### [Excerpted records]
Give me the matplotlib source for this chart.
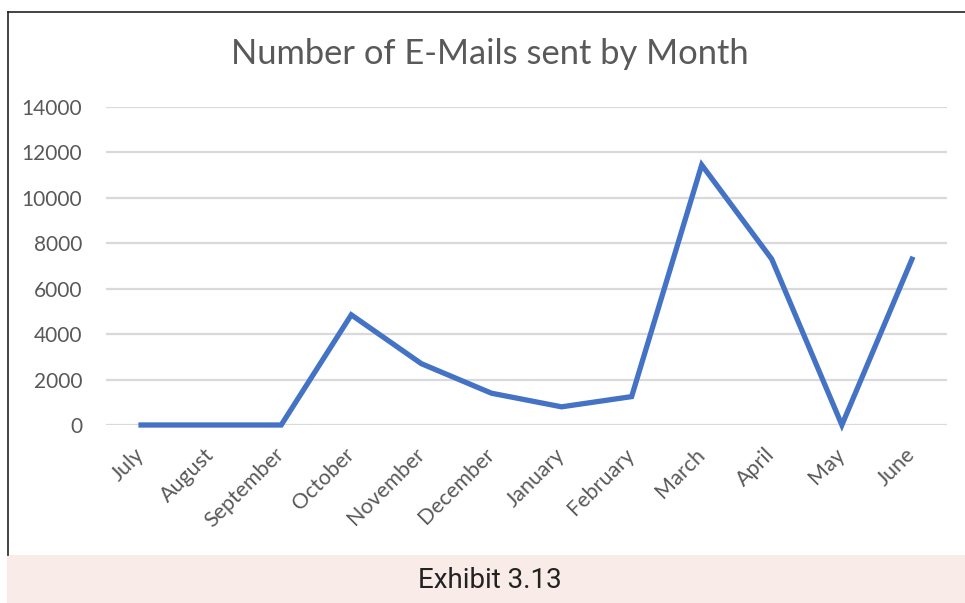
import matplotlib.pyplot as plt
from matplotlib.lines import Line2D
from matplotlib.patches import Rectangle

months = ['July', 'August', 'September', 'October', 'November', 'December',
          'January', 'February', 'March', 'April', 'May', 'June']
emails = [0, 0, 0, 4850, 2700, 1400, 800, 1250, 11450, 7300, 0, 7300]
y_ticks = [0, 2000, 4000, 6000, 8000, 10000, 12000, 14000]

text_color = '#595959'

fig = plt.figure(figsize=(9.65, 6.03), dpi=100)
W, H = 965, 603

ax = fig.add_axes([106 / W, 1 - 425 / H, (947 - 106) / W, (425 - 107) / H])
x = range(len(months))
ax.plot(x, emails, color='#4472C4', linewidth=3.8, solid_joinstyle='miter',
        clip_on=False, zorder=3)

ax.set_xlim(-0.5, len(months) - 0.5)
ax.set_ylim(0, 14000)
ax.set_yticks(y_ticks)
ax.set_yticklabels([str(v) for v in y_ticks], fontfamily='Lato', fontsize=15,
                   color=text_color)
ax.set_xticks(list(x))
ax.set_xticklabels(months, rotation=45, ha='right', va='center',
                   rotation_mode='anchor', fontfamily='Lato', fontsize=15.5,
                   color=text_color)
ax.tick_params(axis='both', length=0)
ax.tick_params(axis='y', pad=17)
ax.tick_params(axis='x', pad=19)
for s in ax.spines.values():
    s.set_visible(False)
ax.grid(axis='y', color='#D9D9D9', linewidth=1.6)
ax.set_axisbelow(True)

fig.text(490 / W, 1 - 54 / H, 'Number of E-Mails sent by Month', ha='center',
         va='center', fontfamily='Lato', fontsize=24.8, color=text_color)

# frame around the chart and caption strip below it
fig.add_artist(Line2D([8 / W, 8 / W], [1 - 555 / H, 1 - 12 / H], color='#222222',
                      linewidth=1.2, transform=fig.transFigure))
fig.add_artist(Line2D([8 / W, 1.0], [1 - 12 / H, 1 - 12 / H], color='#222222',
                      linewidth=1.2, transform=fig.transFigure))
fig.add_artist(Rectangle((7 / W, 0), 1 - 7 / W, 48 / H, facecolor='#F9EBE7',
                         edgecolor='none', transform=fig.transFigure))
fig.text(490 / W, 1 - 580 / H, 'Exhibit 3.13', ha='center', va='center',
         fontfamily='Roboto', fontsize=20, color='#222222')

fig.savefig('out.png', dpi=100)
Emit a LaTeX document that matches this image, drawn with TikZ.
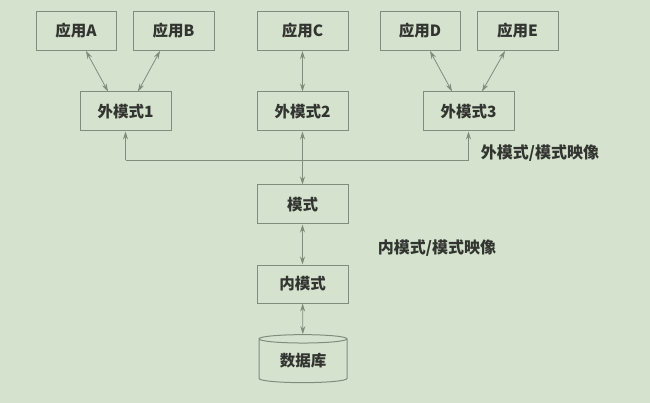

### [Problem statement]
Write the entries above out in full, exactly, with no images.

### [Response]
Give me the matplotlib source for this chart.
import matplotlib.pyplot as plt
from matplotlib.lines import Line2D
from matplotlib.patches import Rectangle

months = ['July', 'August', 'September', 'October', 'November', 'December',
          'January', 'February', 'March', 'April', 'May', 'June']
emails = [0, 0, 0, 4850, 2700, 1400, 800, 1250, 11450, 7300, 0, 7300]
y_ticks = [0, 2000, 4000, 6000, 8000, 10000, 12000, 14000]

text_color = '#595959'

fig = plt.figure(figsize=(9.65, 6.03), dpi=100)
W, H = 965, 603

ax = fig.add_axes([106 / W, 1 - 425 / H, (947 - 106) / W, (425 - 107) / H])
x = range(len(months))
ax.plot(x, emails, color='#4472C4', linewidth=3.8, solid_joinstyle='miter',
        clip_on=False, zorder=3)

ax.set_xlim(-0.5, len(months) - 0.5)
ax.set_ylim(0, 14000)
ax.set_yticks(y_ticks)
ax.set_yticklabels([str(v) for v in y_ticks], fontfamily='Lato', fontsize=15,
                   color=text_color)
ax.set_xticks(list(x))
ax.set_xticklabels(months, rotation=45, ha='right', va='center',
                   rotation_mode='anchor', fontfamily='Lato', fontsize=15.5,
                   color=text_color)
ax.tick_params(axis='both', length=0)
ax.tick_params(axis='y', pad=17)
ax.tick_params(axis='x', pad=19)
for s in ax.spines.values():
    s.set_visible(False)
ax.grid(axis='y', color='#D9D9D9', linewidth=1.6)
ax.set_axisbelow(True)

fig.text(490 / W, 1 - 54 / H, 'Number of E-Mails sent by Month', ha='center',
         va='center', fontfamily='Lato', fontsize=24.8, color=text_color)

# frame around the chart and caption strip below it
fig.add_artist(Line2D([8 / W, 8 / W], [1 - 555 / H, 1 - 12 / H], color='#222222',
                      linewidth=1.2, transform=fig.transFigure))
fig.add_artist(Line2D([8 / W, 1.0], [1 - 12 / H, 1 - 12 / H], color='#222222',
                      linewidth=1.2, transform=fig.transFigure))
fig.add_artist(Rectangle((7 / W, 0), 1 - 7 / W, 48 / H, facecolor='#F9EBE7',
                         edgecolor='none', transform=fig.transFigure))
fig.text(490 / W, 1 - 580 / H, 'Exhibit 3.13', ha='center', va='center',
         fontfamily='Roboto', fontsize=20, color='#222222')

fig.savefig('out.png', dpi=100)
Emit a LaTeX document that matches this image, drawn with TikZ.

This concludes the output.